### Task directions
Without including any images, repeat the data exactly.

### Input for this task

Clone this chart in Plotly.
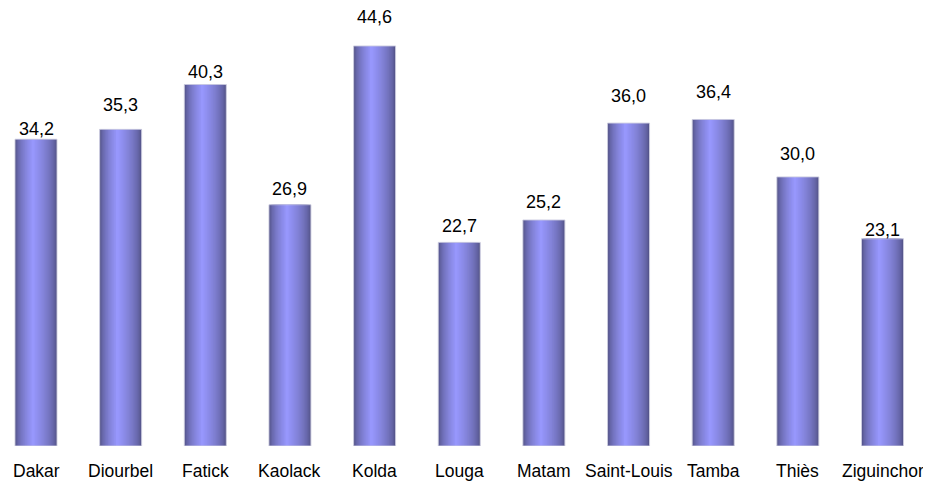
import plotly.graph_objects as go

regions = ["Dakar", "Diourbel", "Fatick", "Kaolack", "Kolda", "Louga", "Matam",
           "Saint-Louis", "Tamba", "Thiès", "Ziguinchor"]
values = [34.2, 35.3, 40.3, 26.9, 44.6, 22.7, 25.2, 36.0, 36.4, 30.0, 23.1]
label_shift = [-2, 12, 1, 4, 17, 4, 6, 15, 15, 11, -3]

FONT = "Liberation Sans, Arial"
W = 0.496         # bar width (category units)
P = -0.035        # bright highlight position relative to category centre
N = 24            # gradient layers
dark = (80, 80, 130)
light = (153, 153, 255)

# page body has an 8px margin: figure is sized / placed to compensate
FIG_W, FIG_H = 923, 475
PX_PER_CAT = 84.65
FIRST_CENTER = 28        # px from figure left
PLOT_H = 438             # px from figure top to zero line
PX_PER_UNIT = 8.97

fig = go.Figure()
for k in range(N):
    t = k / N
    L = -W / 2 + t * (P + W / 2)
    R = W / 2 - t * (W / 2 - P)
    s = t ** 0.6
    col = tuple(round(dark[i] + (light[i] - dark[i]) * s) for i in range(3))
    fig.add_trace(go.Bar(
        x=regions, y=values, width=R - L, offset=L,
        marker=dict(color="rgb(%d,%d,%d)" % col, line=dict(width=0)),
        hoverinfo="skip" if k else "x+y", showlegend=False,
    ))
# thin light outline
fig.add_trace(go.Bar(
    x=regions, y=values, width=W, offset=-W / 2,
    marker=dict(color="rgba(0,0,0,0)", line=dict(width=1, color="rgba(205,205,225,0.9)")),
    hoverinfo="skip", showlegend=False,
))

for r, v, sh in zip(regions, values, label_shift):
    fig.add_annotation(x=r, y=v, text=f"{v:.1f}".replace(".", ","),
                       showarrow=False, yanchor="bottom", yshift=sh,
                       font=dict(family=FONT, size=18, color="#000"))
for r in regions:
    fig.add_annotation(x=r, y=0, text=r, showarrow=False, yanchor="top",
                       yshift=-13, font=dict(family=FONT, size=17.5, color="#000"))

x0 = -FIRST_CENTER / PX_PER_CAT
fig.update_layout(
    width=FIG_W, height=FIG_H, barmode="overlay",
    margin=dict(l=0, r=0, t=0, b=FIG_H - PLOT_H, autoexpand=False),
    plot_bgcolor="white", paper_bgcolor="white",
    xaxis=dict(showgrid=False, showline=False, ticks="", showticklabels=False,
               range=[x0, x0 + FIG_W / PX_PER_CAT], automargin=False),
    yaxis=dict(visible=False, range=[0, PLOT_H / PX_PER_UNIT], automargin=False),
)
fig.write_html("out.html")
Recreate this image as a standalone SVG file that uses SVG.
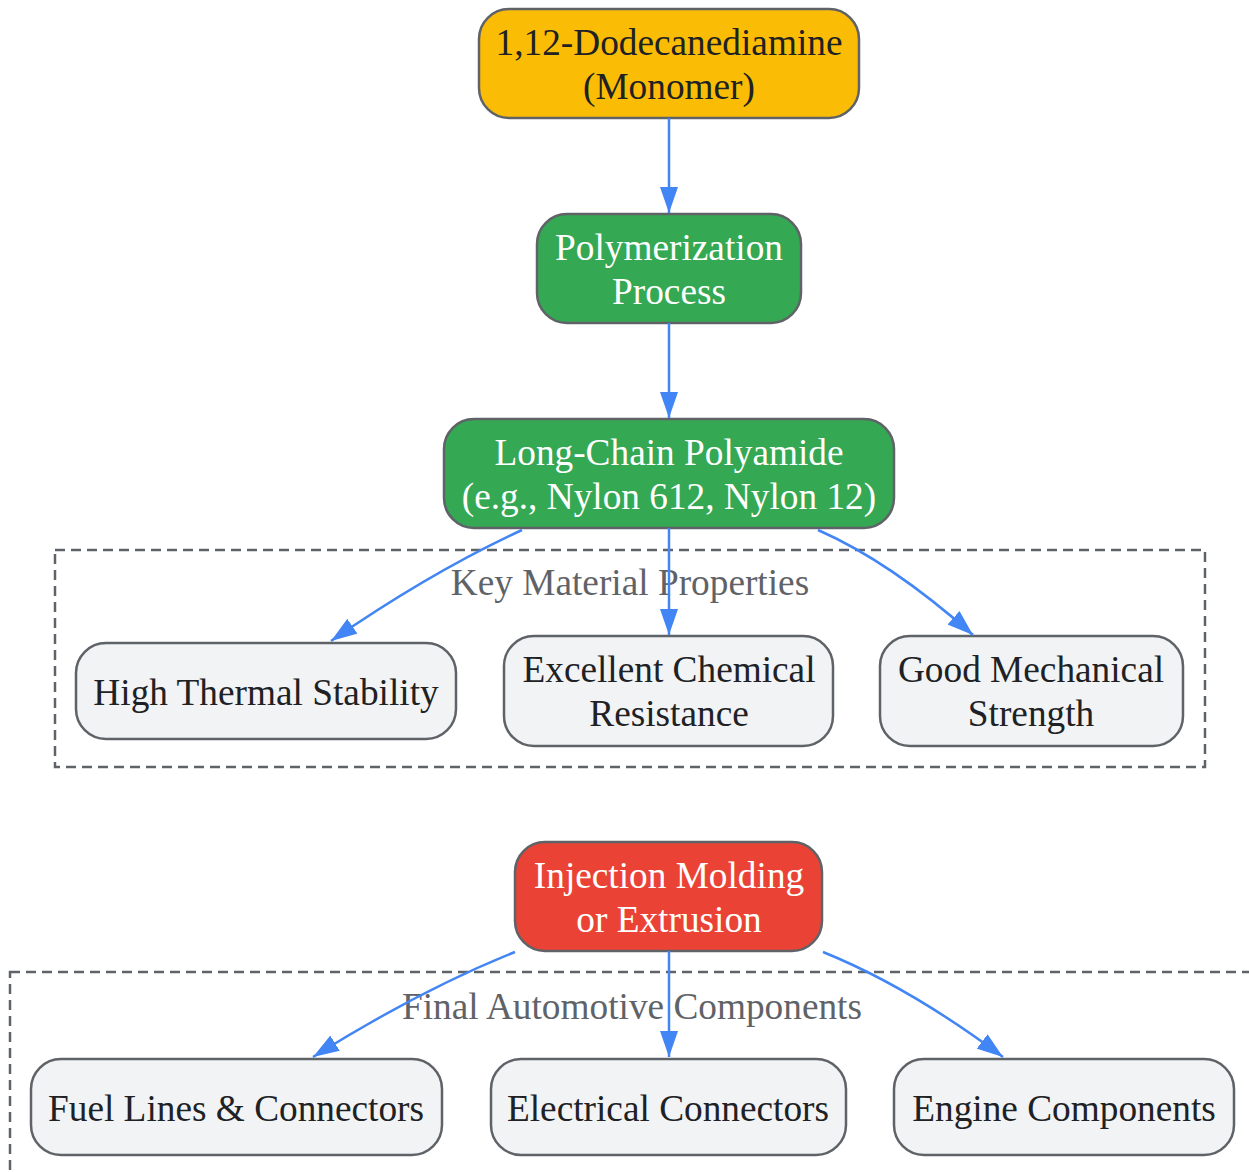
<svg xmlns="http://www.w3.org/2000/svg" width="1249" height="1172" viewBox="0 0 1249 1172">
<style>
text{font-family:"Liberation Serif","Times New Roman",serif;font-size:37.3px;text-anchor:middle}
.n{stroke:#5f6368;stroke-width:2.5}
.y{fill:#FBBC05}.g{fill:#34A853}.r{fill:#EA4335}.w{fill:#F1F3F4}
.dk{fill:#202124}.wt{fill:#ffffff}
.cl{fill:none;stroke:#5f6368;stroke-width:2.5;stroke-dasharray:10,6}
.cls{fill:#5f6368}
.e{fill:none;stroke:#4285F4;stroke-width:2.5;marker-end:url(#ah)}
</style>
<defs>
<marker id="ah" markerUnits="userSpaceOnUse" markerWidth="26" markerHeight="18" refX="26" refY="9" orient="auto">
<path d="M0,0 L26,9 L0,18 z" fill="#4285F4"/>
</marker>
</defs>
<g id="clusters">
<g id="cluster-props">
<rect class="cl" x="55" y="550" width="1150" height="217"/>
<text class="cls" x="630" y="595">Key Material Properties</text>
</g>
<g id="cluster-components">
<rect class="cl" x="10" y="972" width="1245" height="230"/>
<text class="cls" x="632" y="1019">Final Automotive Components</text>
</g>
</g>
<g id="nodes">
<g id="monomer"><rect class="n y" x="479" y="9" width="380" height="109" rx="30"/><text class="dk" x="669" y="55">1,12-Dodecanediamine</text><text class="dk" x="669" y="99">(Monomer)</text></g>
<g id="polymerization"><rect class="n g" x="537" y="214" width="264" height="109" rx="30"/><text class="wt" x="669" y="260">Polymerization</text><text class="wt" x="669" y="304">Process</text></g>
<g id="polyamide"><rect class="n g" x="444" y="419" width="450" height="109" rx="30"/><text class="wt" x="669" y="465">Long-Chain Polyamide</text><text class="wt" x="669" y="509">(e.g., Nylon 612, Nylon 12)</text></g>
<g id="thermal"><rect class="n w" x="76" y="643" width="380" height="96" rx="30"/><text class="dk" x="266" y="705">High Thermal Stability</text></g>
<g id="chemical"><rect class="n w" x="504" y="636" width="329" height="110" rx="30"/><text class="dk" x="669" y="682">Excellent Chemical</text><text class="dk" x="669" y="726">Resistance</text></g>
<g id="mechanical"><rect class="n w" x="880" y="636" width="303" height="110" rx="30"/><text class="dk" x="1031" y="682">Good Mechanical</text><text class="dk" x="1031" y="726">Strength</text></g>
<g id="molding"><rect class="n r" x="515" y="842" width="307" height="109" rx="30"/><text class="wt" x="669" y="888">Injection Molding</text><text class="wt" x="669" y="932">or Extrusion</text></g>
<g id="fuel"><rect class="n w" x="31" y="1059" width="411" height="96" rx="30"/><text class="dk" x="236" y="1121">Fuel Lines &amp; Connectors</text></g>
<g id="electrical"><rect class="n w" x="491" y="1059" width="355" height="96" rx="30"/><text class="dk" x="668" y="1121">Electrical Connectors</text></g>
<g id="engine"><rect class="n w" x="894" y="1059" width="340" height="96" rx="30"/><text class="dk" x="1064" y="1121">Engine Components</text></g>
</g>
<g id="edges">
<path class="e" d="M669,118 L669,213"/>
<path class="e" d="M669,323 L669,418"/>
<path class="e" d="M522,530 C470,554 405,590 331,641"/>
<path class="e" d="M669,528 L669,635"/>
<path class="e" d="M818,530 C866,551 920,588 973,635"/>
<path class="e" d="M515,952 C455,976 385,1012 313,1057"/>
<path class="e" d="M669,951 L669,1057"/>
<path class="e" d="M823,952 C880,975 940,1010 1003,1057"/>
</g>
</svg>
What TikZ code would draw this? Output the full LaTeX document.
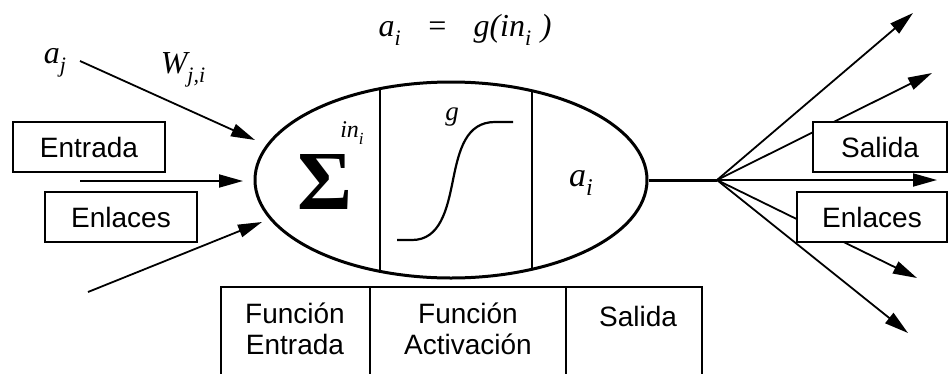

### Answer below
Clone this chart in Plotly.
import plotly.graph_objects as go

regions = ["Dakar", "Diourbel", "Fatick", "Kaolack", "Kolda", "Louga", "Matam",
           "Saint-Louis", "Tamba", "Thiès", "Ziguinchor"]
values = [34.2, 35.3, 40.3, 26.9, 44.6, 22.7, 25.2, 36.0, 36.4, 30.0, 23.1]
label_shift = [-2, 12, 1, 4, 17, 4, 6, 15, 15, 11, -3]

FONT = "Liberation Sans, Arial"
W = 0.496         # bar width (category units)
P = -0.035        # bright highlight position relative to category centre
N = 24            # gradient layers
dark = (80, 80, 130)
light = (153, 153, 255)

# page body has an 8px margin: figure is sized / placed to compensate
FIG_W, FIG_H = 923, 475
PX_PER_CAT = 84.65
FIRST_CENTER = 28        # px from figure left
PLOT_H = 438             # px from figure top to zero line
PX_PER_UNIT = 8.97

fig = go.Figure()
for k in range(N):
    t = k / N
    L = -W / 2 + t * (P + W / 2)
    R = W / 2 - t * (W / 2 - P)
    s = t ** 0.6
    col = tuple(round(dark[i] + (light[i] - dark[i]) * s) for i in range(3))
    fig.add_trace(go.Bar(
        x=regions, y=values, width=R - L, offset=L,
        marker=dict(color="rgb(%d,%d,%d)" % col, line=dict(width=0)),
        hoverinfo="skip" if k else "x+y", showlegend=False,
    ))
# thin light outline
fig.add_trace(go.Bar(
    x=regions, y=values, width=W, offset=-W / 2,
    marker=dict(color="rgba(0,0,0,0)", line=dict(width=1, color="rgba(205,205,225,0.9)")),
    hoverinfo="skip", showlegend=False,
))

for r, v, sh in zip(regions, values, label_shift):
    fig.add_annotation(x=r, y=v, text=f"{v:.1f}".replace(".", ","),
                       showarrow=False, yanchor="bottom", yshift=sh,
                       font=dict(family=FONT, size=18, color="#000"))
for r in regions:
    fig.add_annotation(x=r, y=0, text=r, showarrow=False, yanchor="top",
                       yshift=-13, font=dict(family=FONT, size=17.5, color="#000"))

x0 = -FIRST_CENTER / PX_PER_CAT
fig.update_layout(
    width=FIG_W, height=FIG_H, barmode="overlay",
    margin=dict(l=0, r=0, t=0, b=FIG_H - PLOT_H, autoexpand=False),
    plot_bgcolor="white", paper_bgcolor="white",
    xaxis=dict(showgrid=False, showline=False, ticks="", showticklabels=False,
               range=[x0, x0 + FIG_W / PX_PER_CAT], automargin=False),
    yaxis=dict(visible=False, range=[0, PLOT_H / PX_PER_UNIT], automargin=False),
)
fig.write_html("out.html")
Recreate this image as a standalone SVG file that uses SVG.
<svg xmlns="http://www.w3.org/2000/svg" width="1249" height="1172" viewBox="0 0 1249 1172">
<style>
text{font-family:"Liberation Serif","Times New Roman",serif;font-size:37.3px;text-anchor:middle}
.n{stroke:#5f6368;stroke-width:2.5}
.y{fill:#FBBC05}.g{fill:#34A853}.r{fill:#EA4335}.w{fill:#F1F3F4}
.dk{fill:#202124}.wt{fill:#ffffff}
.cl{fill:none;stroke:#5f6368;stroke-width:2.5;stroke-dasharray:10,6}
.cls{fill:#5f6368}
.e{fill:none;stroke:#4285F4;stroke-width:2.5;marker-end:url(#ah)}
</style>
<defs>
<marker id="ah" markerUnits="userSpaceOnUse" markerWidth="26" markerHeight="18" refX="26" refY="9" orient="auto">
<path d="M0,0 L26,9 L0,18 z" fill="#4285F4"/>
</marker>
</defs>
<g id="clusters">
<g id="cluster-props">
<rect class="cl" x="55" y="550" width="1150" height="217"/>
<text class="cls" x="630" y="595">Key Material Properties</text>
</g>
<g id="cluster-components">
<rect class="cl" x="10" y="972" width="1245" height="230"/>
<text class="cls" x="632" y="1019">Final Automotive Components</text>
</g>
</g>
<g id="nodes">
<g id="monomer"><rect class="n y" x="479" y="9" width="380" height="109" rx="30"/><text class="dk" x="669" y="55">1,12-Dodecanediamine</text><text class="dk" x="669" y="99">(Monomer)</text></g>
<g id="polymerization"><rect class="n g" x="537" y="214" width="264" height="109" rx="30"/><text class="wt" x="669" y="260">Polymerization</text><text class="wt" x="669" y="304">Process</text></g>
<g id="polyamide"><rect class="n g" x="444" y="419" width="450" height="109" rx="30"/><text class="wt" x="669" y="465">Long-Chain Polyamide</text><text class="wt" x="669" y="509">(e.g., Nylon 612, Nylon 12)</text></g>
<g id="thermal"><rect class="n w" x="76" y="643" width="380" height="96" rx="30"/><text class="dk" x="266" y="705">High Thermal Stability</text></g>
<g id="chemical"><rect class="n w" x="504" y="636" width="329" height="110" rx="30"/><text class="dk" x="669" y="682">Excellent Chemical</text><text class="dk" x="669" y="726">Resistance</text></g>
<g id="mechanical"><rect class="n w" x="880" y="636" width="303" height="110" rx="30"/><text class="dk" x="1031" y="682">Good Mechanical</text><text class="dk" x="1031" y="726">Strength</text></g>
<g id="molding"><rect class="n r" x="515" y="842" width="307" height="109" rx="30"/><text class="wt" x="669" y="888">Injection Molding</text><text class="wt" x="669" y="932">or Extrusion</text></g>
<g id="fuel"><rect class="n w" x="31" y="1059" width="411" height="96" rx="30"/><text class="dk" x="236" y="1121">Fuel Lines &amp; Connectors</text></g>
<g id="electrical"><rect class="n w" x="491" y="1059" width="355" height="96" rx="30"/><text class="dk" x="668" y="1121">Electrical Connectors</text></g>
<g id="engine"><rect class="n w" x="894" y="1059" width="340" height="96" rx="30"/><text class="dk" x="1064" y="1121">Engine Components</text></g>
</g>
<g id="edges">
<path class="e" d="M669,118 L669,213"/>
<path class="e" d="M669,323 L669,418"/>
<path class="e" d="M522,530 C470,554 405,590 331,641"/>
<path class="e" d="M669,528 L669,635"/>
<path class="e" d="M818,530 C866,551 920,588 973,635"/>
<path class="e" d="M515,952 C455,976 385,1012 313,1057"/>
<path class="e" d="M669,951 L669,1057"/>
<path class="e" d="M823,952 C880,975 940,1010 1003,1057"/>
</g>
</svg>
What TikZ code would draw this? Output the full LaTeX document.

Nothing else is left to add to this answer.